Müller: Manchmal hat man den Eindruck. dass Gesetze nur deshalb das Licht der Welt erblicken, weil ein einzelner Abgeordneter der Meinung ist, da gäbe es ein Problem. Und dann wird so lange daran gearbeitet und gezogen, bis es kommt, egal, ob es das Problem vor Ort wirklich gibt oder nicht. Dann kommt so etwas wie ein Antidiskriminierungsgesetz heraus.
Aber alles läuft doch nicht schlecht, oder?Müller: Es gibt zum Glück auch positive Gegenbeispiele. Wir hatten ein derart kompliziertes Zulassungsverfahren bei den Hochschulen für Verwaltung, dass sich die Abiturientinnen und Abiturienten oft lieber bei einer Kreissparkasse oder einer Dualen Hochschule bewarben, als sich durch das Verfahren zu quälen. Mittlerweile wurde es deutlich verschlankt. Manchmal gelingt es tatsächlich, Ballast abzuwerfen und die Hochschulen machen zu lassen. Man kann durchaus das eine oder andere, wenn man den Mut hat.

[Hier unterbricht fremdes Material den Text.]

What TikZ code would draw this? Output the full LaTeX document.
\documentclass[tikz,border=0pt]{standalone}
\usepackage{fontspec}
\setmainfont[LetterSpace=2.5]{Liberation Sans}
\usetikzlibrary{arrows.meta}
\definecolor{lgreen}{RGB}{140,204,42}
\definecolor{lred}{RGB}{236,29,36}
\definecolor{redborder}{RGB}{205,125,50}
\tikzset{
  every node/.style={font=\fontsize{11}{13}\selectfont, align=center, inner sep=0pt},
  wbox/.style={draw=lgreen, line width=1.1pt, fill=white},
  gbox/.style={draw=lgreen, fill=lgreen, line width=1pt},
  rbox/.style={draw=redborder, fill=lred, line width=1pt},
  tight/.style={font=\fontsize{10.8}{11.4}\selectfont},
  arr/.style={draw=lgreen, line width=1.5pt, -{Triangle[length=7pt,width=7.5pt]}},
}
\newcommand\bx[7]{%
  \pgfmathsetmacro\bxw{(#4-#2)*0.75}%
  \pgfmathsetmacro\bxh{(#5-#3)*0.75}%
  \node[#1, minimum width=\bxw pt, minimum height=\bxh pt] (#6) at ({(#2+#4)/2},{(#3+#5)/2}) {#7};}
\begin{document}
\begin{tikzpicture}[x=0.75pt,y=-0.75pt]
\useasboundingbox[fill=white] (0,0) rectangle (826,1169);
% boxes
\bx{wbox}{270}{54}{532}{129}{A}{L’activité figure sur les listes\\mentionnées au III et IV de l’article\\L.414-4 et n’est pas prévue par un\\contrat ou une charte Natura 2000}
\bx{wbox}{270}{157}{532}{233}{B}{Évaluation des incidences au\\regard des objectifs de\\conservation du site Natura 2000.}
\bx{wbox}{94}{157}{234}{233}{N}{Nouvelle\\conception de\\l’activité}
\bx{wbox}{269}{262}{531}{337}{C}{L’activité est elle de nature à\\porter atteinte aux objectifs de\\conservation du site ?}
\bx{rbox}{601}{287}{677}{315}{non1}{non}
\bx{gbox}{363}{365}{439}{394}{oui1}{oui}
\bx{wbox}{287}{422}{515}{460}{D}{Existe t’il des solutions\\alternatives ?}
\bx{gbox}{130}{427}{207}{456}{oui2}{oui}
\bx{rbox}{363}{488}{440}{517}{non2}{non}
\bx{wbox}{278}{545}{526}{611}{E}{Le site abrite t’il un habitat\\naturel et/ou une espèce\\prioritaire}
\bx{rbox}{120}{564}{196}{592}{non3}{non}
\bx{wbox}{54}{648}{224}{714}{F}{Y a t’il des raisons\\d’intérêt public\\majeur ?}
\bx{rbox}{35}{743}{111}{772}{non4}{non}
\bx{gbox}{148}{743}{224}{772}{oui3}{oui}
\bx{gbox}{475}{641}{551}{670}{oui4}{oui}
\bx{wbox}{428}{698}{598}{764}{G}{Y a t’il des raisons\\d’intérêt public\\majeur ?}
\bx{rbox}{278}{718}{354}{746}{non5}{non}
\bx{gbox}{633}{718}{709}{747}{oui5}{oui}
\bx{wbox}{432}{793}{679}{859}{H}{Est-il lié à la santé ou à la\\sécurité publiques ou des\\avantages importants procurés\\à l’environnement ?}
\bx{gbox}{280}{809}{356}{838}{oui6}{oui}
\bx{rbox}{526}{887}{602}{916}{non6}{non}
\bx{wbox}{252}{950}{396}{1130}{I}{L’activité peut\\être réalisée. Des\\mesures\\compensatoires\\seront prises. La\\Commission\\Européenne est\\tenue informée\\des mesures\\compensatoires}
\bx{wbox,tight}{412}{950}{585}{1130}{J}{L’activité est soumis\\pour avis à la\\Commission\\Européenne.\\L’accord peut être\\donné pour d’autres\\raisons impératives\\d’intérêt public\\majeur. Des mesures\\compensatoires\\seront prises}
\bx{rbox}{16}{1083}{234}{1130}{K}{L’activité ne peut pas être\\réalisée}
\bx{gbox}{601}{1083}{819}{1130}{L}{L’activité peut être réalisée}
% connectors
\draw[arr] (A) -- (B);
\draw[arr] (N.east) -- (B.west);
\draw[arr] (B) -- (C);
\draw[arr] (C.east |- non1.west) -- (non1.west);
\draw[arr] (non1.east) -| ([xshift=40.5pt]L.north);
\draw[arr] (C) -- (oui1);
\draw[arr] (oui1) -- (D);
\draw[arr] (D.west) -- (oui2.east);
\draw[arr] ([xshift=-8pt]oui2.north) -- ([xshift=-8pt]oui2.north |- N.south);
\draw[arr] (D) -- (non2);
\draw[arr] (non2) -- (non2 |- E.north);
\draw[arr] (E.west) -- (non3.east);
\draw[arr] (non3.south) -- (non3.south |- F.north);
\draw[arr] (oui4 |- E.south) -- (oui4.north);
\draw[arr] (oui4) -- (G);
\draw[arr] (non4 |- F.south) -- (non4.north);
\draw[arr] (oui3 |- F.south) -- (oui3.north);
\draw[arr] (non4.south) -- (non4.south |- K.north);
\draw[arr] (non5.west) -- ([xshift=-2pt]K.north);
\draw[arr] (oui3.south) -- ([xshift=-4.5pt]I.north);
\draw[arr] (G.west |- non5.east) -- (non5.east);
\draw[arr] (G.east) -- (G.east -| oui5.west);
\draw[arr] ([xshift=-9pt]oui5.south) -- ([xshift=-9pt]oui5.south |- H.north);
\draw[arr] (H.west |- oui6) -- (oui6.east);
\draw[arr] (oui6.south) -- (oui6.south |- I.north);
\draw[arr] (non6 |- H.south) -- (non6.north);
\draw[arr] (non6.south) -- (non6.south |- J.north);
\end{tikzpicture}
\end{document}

Noch einmal zurück zu Ihrem gemeinsamen Beruf. Genießt ein schwäbischer Bürgermeister immer noch so viel Respekt wie in der 1990er-Jahren?Müller: Ich nehme das durchaus wahr, auch wenn manche Dinge etwas verrutscht sind. Wir müssen offen miteinander umgehen und uns gegenseitig respektieren.
Wie sieht es mit Reichsbürgern aus?Pfründer: Die haben wir in nahezu jeder Kommune. Insgesamt problematisch ist, wenn Stimmung über die sozialen Medien gemacht und plötzlich aus einer Einzelmeinung eine Welle wird.

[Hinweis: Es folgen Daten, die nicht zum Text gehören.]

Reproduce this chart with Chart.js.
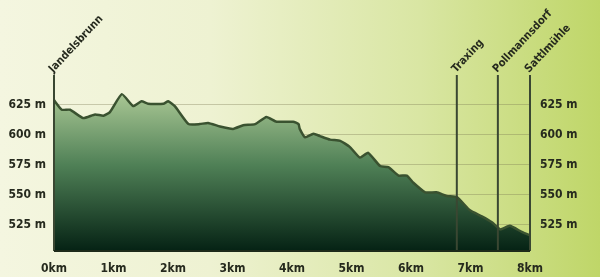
<!DOCTYPE html>
<html>
<head>
<meta charset="utf-8">
<script src="https://cdn.jsdelivr.net/npm/chart.js@4"></script>
<style>
  html, body { margin: 0; padding: 0; }
  body {
    width: 600px; height: 277px; overflow: hidden;
    background: linear-gradient(90deg, #f4f6e0 0%, #eef2d2 35%, #d9e6a3 70%, #bfd668 100%);
  }
  #wrap { position: relative; width: 600px; height: 277px; }
  canvas { display: block; }
</style>
</head>
<body>
<div id="wrap"><canvas id="chart" width="600" height="277"></canvas></div>
<script>
// ---- data ----
const distKm = [0, 0.13, 0.27, 0.49, 0.69, 0.83, 0.94, 1.14, 1.33, 1.47, 1.58, 1.84, 1.92, 2.03,
  2.26, 2.45, 2.59, 2.79, 3.01, 3.18, 3.38, 3.57, 3.74, 4.02, 4.11, 4.13, 4.22, 4.36, 4.47,
  4.64, 4.81, 4.97, 5.14, 5.28, 5.48, 5.62, 5.79, 5.93, 6.04, 6.24, 6.43, 6.60, 6.77, 6.99,
  7.19, 7.36, 7.50, 7.66, 7.86, 8.00];
const elevation = [629, 621, 621, 614, 617, 616, 619, 634, 624, 628, 626, 626, 628, 624,
  609, 609, 610, 607, 605, 608, 609, 615, 611, 611, 609, 605, 598, 601, 599,
  596, 595, 590, 581, 585, 574, 573, 566, 566, 560, 552, 552, 549, 548, 537,
  532, 527, 521, 524, 519, 516];

const placeNames = ["Jandelsbrunn", "Traxing", "Pollmannsdorf", "Sattlmühle"];
const placeKm    = [0, 6.77, 7.46, 8];

const xTicks = [0, 1, 2, 3, 4, 5, 6, 7, 8];
const yTicks = [525, 550, 575, 600, 625];

const FONT = "'DejaVu Sans Condensed', 'DejaVu Sans', sans-serif";
const TEXT = "#262a1e";

// vertical place markers + rotated names
const placesPlugin = {
    id: "places",
    afterDatasetsDraw(chart) {
        const ctx = chart.ctx;
        const x = chart.scales.x;
        const top = chart.chartArea.top, bottom = chart.chartArea.bottom;
        ctx.save();
        placeKm.forEach((km, i) => {
            const px = x.getPixelForValue(km);
            ctx.beginPath();
            ctx.strokeStyle = "#3a4732";
            ctx.lineWidth = 2;
            ctx.moveTo(px, top);
            ctx.lineTo(px, bottom);
            ctx.stroke();

            ctx.save();
            ctx.translate(px - 3, top - 4);
            ctx.rotate(-0.82);
            ctx.font = "bold 11px " + FONT;
            ctx.fillStyle = TEXT;
            ctx.textAlign = "left";
            ctx.textBaseline = "middle";
            ctx.fillText(placeNames[i], 0, 0);
            ctx.restore();
        });
        // bottom edge
        ctx.beginPath();
        ctx.strokeStyle = "#1d2a1a";
        ctx.lineWidth = 2;
        ctx.moveTo(chart.chartArea.left, bottom);
        ctx.lineTo(chart.chartArea.right, bottom);
        ctx.stroke();
        ctx.restore();
    }
};

const points = distKm.map((d, i) => ({ x: d, y: elevation[i] }));

const tickFont = { family: FONT, size: 12, weight: "bold" };

new Chart(document.getElementById("chart"), {
    type: "line",
    data: {
        datasets: [{
            data: points,
            borderColor: "#3a5230",
            borderWidth: 2.5,
            pointRadius: 0,
            tension: 0.15,
            fill: "start",
            backgroundColor: (c) => {
                const area = c.chart.chartArea;
                if (!area) return "#4a7a50";
                const g = c.chart.ctx.createLinearGradient(0, 95, 0, area.bottom);
                g.addColorStop(0, "#a8c693");
                g.addColorStop(0.45, "#4f8056");
                g.addColorStop(1, "#052214");
                return g;
            }
        }]
    },
    options: {
        responsive: false,
        animation: false,
        layout: { padding: { top: 75, right: 0, left: 0, bottom: 0 } },
        plugins: { legend: { display: false }, tooltip: { enabled: false } },
        scales: {
            x: {
                type: "linear",
                min: 0, max: 8,
                afterBuildTicks: (axis) => { axis.ticks = xTicks.map(v => ({ value: v })); },
                afterFit: (axis) => { axis.height = 26; },
                grid: { display: false, drawTicks: false },
                border: { display: false },
                ticks: {
                    padding: 11,
                    autoSkip: false,
                    maxRotation: 0,
                    minRotation: 0,
                    color: TEXT,
                    font: tickFont,
                    callback: (v) => v + "km"
                }
            },
            y: {
                position: "left",
                min: 503, max: 650,
                afterBuildTicks: (axis) => { axis.ticks = yTicks.map(v => ({ value: v })); },
                afterFit: (axis) => { axis.width = 54; },
                grid: { color: "rgba(120,118,80,0.35)", lineWidth: 1, drawTicks: false },
                border: { display: false },
                ticks: {
                    padding: 8,
                    autoSkip: false,
                    color: TEXT,
                    font: tickFont,
                    callback: (v) => v + " m"
                }
            },
            y2: {
                position: "right",
                min: 503, max: 650,
                afterBuildTicks: (axis) => { axis.ticks = yTicks.map(v => ({ value: v })); },
                afterFit: (axis) => { axis.width = 70; },
                grid: { display: false, drawTicks: false },
                border: { display: false },
                ticks: {
                    padding: 10,
                    autoSkip: false,
                    color: TEXT,
                    font: tickFont,
                    callback: (v) => v + " m"
                }
            }
        }
    },
    plugins: [placesPlugin]
});
</script>
</body>
</html>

Was tun Sie dagegen?Pfründer: Wir versuchen, die Bürger mitzunehmen und zu informieren, was aber nicht einfach ist. Selbst die örtlichen Mitteilungsblätter werden immer weniger gelesen. Umso wichtiger, dass wir Beamtinnen und Beamten haben, die wissen, was im Grundgesetz steht und die auf unsere Verfassung vereidigt sind.
Erste Frau an der Spitze
Der Verband der Verwaltungsbeamten wurde am 8. Februar 1893 gegründet und ist damit nicht nur der älteste Berufsverband in Baden-Württemberg, sondern sogar ein halbes Jahr älter als der VfB Stuttgart. Umso bemerkenswerter, dass bislang nur Männer an der Spitze standen. Doch das hat sich am Montag geändert. Da wurde Sarina Pfründer in Stuttgart einstimmig zur neuen Vorsitzenden gewählt. Sie löst Jochen Müller ab, der zwölf Jahre lang den Verband führte. Pfründer war 13 Jahre Bürgermeisterin von Sulzfeld (Landkreis Karlsruhe). Seit einem Jahr übt sie dieses Amt in Lauffen am Neckar (Landkreis Heilbronn) aus. Die parteilose Diplom-Verwaltungswirtin hat in Ludwigsburg studiert.